次に、通販事業を強化し国際基準の衛生管理手法であるHACCP(ハサップ)認定工場を作り、新しい冷凍食品設備を整え、さらには今まで受け身だったフランチャイズ営業も新しく人材を採用し積極的な展開を開始する。
※HACCP:食品等事業者自らが食中毒菌汚染や異物混入等の危害要因(ハザード)を把握した上で、原材料の入荷から製品の出荷に至る全工程の中で、それらの危害要因を除去又は低減させるために特に重要な工程を管理し、製品の安全性を確保しようとする衛生管理の手法です。
「通販店長という新しいポジションも作りました。またLINE@を通じてリアルタイムで対応を開始、さらに今回初めて営業担当者を採用。実は今までうちの会社に営業職はなかったんです。私の想いを他の人に話してもらうというのがとても新鮮。問い合わせも増え、順調に進んでいます」
新しい挑戦―正(しょう)がないお酒―
山元氏は、地域貢献を目的として、四條畷にゆかりのある楠木正成の息子3人の物語をテーマにした日本酒造りもスタートさせた。
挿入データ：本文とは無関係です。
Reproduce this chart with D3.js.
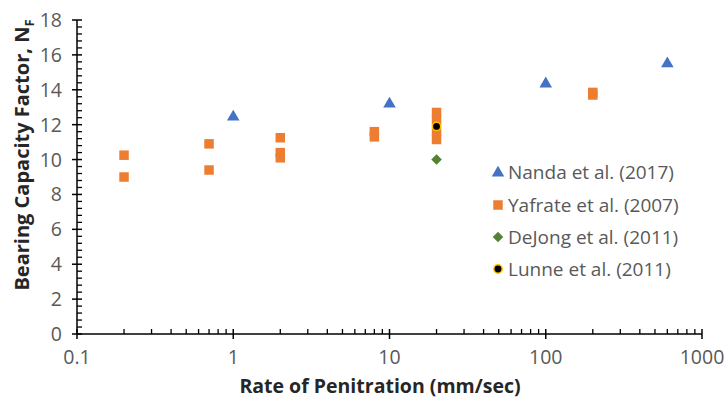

「楠正成の息子である正行・正時・正儀の3人の名前から“正”を取って、“行”・“時”・“儀”という3種のお酒を造っています。『正(しょう)がない』を受け入れることで、伝えられる想いがあるというのがコンセプト。『しょうがない』とは諦めるという意味ではなく、『しゃあないなぁ』と人を許す気持ちを表しています。人は、人を許すことで寄り添ったり繋がったりすることができるものです。そうした人との関わりを紡ぐお酒にしたいという想いを込めています。ですのでこのお酒は出来上がったものを販売するだけでなく、造るところから一緒に参加できるようにしています。これから色々な人に参加してほしいですね」
思い描くのは、いつも隣の人の笑顔
会社を立ち上げた当初は、何をするにも二の足を踏んでいた山元氏だが、今では“即行動・即実践”がポリシーになるほどになった。それは、これまで出会ってきた多くの人たちのおかげだと山元氏は話す。
「家族・従業員・経営者仲間・そしてお客様。多くの人に支えられ、育てていただきここまで来ることができました。ハジメフーズには、私だけでなく、関わっていただいた人の想いが詰まっています。その想いを形にしていくこと、それが経営者としての私の使命だと考えています」
そして、これからの展望についてこう続ける。
「いつも思い描いているのは、隣にいる人が笑顔になること。世のため、人のためという前に、まずはすぐそばにいる人が笑ってくれることが、私にとって何より大切なんです。からあげや焼肉は、いわばそのための手段。人を笑顔にするためのものなんです。これからはハジメフーズという会社を通じて、人が笑顔になることを目指したいですね」
そういって山元氏はにっこり笑う。
「中津のからあげを大阪へ広めたい」という母の想いを形にすることから始まったハジメフーズ。11年経った今、さらに多くの人の想いをのせ、一つひとつ形にし続けている。